### [OBJECTIVE]
Check every line below for the word "this" and copy the ones that have it.

——

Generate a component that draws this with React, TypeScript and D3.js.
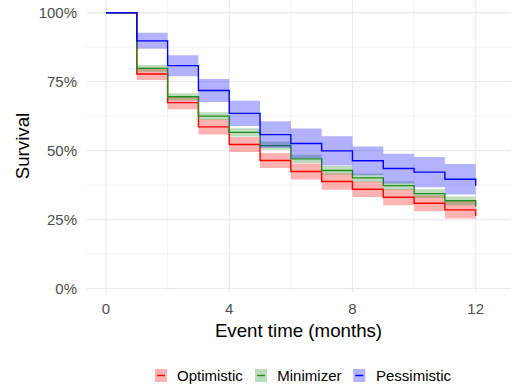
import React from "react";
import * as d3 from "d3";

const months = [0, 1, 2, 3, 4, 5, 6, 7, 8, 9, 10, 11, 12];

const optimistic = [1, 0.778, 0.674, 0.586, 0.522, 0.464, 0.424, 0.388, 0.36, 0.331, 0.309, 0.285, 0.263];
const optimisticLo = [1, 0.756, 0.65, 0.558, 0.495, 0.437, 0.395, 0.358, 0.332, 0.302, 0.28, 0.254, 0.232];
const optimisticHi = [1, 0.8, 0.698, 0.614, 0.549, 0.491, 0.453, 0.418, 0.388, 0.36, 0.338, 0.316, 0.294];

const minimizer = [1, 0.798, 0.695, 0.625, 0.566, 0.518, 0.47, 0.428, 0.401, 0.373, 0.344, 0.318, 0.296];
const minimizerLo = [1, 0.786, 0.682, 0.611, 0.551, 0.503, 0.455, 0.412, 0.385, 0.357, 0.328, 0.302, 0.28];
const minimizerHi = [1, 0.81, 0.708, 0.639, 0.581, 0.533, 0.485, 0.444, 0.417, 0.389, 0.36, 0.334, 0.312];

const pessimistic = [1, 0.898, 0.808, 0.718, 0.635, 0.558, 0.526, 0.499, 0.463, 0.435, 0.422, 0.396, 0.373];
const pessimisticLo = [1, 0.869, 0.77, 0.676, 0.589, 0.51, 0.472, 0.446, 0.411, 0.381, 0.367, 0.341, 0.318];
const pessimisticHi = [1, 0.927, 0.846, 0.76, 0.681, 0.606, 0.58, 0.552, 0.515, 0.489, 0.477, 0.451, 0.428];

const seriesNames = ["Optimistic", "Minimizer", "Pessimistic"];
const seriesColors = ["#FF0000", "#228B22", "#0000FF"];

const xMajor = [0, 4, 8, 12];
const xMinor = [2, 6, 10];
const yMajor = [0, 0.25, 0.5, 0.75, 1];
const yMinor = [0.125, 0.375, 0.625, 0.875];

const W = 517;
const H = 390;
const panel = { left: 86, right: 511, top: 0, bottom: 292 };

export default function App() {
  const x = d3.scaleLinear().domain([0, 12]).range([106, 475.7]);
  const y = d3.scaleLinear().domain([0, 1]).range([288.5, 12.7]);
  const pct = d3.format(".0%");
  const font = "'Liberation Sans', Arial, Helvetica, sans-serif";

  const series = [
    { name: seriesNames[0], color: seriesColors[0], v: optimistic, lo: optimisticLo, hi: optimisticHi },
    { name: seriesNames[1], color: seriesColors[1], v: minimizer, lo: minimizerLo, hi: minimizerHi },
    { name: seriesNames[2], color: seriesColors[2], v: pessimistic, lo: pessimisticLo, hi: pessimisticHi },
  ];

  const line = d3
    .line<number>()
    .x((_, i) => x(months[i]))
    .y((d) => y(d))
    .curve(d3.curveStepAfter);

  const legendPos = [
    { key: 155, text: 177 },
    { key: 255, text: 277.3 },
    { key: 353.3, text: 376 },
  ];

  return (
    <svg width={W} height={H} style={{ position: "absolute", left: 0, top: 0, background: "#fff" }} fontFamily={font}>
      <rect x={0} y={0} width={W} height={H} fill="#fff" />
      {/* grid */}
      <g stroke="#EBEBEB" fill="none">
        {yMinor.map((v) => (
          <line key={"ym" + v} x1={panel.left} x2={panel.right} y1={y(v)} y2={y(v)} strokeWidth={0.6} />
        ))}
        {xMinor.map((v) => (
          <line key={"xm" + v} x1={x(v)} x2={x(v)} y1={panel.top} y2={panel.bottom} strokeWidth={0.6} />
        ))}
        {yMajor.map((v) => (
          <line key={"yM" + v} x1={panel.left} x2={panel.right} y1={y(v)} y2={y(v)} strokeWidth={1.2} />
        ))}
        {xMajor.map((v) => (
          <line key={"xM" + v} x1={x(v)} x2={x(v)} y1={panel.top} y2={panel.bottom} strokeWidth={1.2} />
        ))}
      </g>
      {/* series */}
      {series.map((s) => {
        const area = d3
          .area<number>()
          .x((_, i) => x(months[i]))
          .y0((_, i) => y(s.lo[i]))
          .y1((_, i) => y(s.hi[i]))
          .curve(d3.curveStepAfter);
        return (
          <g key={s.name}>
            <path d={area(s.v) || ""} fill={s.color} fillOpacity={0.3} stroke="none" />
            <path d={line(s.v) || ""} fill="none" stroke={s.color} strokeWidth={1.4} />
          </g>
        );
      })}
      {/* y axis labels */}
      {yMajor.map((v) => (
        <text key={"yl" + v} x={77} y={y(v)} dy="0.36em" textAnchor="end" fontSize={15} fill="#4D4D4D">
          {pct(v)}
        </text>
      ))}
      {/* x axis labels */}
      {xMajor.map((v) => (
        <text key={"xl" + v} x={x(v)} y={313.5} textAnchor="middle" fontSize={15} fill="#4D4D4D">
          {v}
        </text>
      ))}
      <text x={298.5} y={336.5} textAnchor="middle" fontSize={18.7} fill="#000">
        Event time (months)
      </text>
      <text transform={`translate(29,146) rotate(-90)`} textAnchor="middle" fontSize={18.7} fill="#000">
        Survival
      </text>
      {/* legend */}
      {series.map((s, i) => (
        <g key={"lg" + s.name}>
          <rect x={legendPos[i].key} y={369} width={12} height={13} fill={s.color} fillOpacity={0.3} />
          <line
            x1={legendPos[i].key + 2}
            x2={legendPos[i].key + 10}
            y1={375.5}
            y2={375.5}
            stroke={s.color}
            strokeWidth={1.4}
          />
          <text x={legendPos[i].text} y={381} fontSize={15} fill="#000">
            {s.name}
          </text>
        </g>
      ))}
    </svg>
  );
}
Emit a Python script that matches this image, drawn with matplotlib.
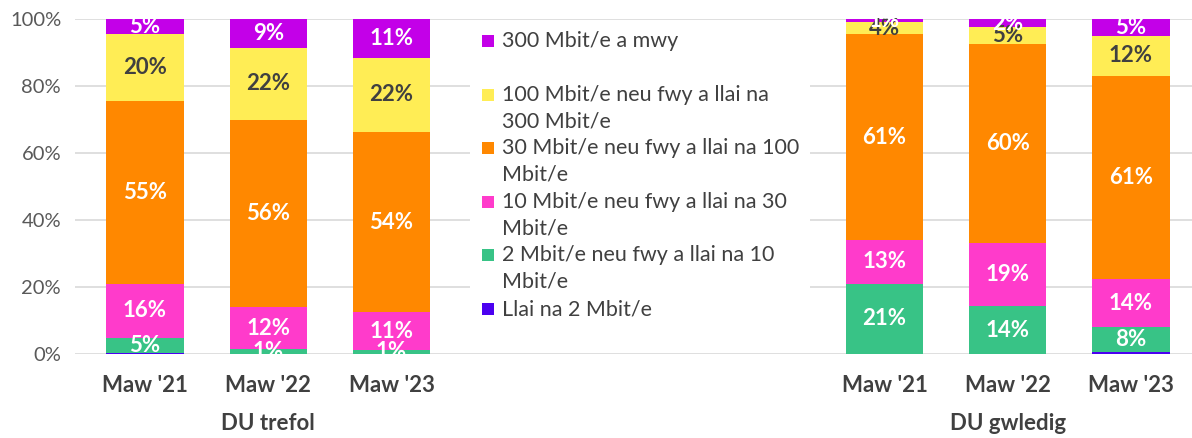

——

### [TASK RESPONSE]
Generate a component that draws this with React, TypeScript and D3.js.
Emit a Python script that matches this image, drawn with matplotlib.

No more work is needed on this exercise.